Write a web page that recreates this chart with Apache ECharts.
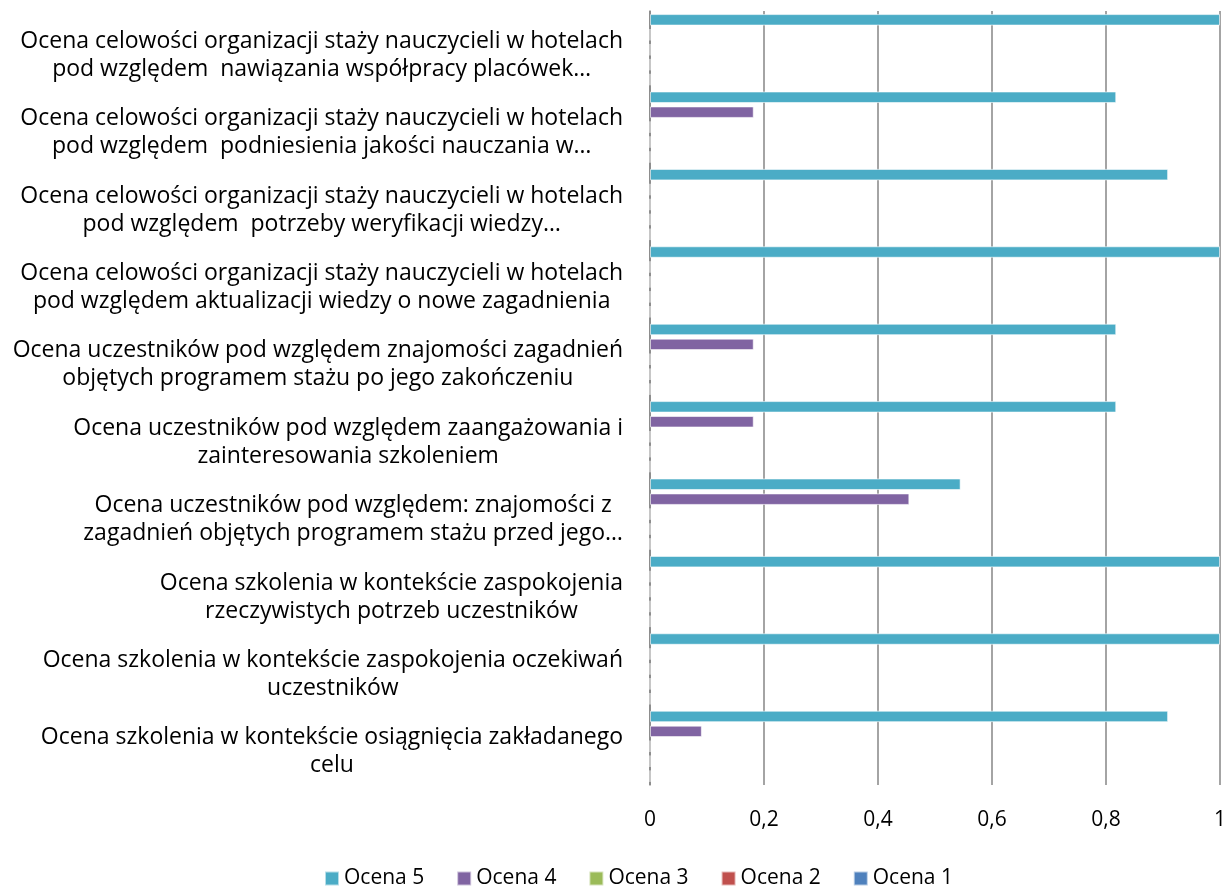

--*--

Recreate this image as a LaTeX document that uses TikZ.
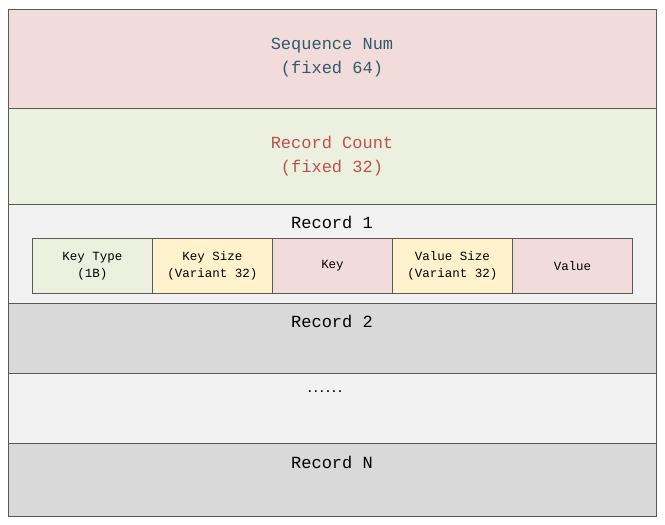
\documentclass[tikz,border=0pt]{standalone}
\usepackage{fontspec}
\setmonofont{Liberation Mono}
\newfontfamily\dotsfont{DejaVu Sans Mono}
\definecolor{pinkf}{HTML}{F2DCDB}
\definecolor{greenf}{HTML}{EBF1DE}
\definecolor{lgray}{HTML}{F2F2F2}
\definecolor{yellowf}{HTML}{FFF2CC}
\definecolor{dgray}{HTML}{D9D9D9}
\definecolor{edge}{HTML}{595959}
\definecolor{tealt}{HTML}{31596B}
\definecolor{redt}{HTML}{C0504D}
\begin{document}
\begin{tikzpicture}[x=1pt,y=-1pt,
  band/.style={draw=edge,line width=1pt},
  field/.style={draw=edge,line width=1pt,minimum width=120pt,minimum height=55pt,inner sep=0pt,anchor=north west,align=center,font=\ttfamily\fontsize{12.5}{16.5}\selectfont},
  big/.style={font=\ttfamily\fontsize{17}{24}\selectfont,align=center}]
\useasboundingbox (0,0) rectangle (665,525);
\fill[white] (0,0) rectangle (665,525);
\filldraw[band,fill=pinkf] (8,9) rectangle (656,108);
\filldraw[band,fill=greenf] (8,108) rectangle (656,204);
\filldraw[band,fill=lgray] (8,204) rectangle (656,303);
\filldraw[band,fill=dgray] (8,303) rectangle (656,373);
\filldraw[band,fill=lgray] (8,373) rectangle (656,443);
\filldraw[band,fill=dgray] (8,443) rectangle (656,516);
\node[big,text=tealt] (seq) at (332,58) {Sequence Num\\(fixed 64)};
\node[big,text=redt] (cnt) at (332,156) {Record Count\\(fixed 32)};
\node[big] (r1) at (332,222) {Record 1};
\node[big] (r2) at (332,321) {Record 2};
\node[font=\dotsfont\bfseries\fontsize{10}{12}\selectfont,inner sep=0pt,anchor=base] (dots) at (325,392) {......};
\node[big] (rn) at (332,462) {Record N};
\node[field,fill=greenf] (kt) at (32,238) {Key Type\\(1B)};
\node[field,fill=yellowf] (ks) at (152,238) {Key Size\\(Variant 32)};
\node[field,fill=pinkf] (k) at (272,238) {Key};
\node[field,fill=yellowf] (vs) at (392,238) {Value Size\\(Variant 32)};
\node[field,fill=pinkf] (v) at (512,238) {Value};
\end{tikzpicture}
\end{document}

--*--

WRITTEN TASK: Filter the entries down to the lines containing "that". Copy each of those lines.

TASK RESULT:
Write a web page that recreates this chart with Apache ECharts.
Recreate this image as a LaTeX document that uses TikZ.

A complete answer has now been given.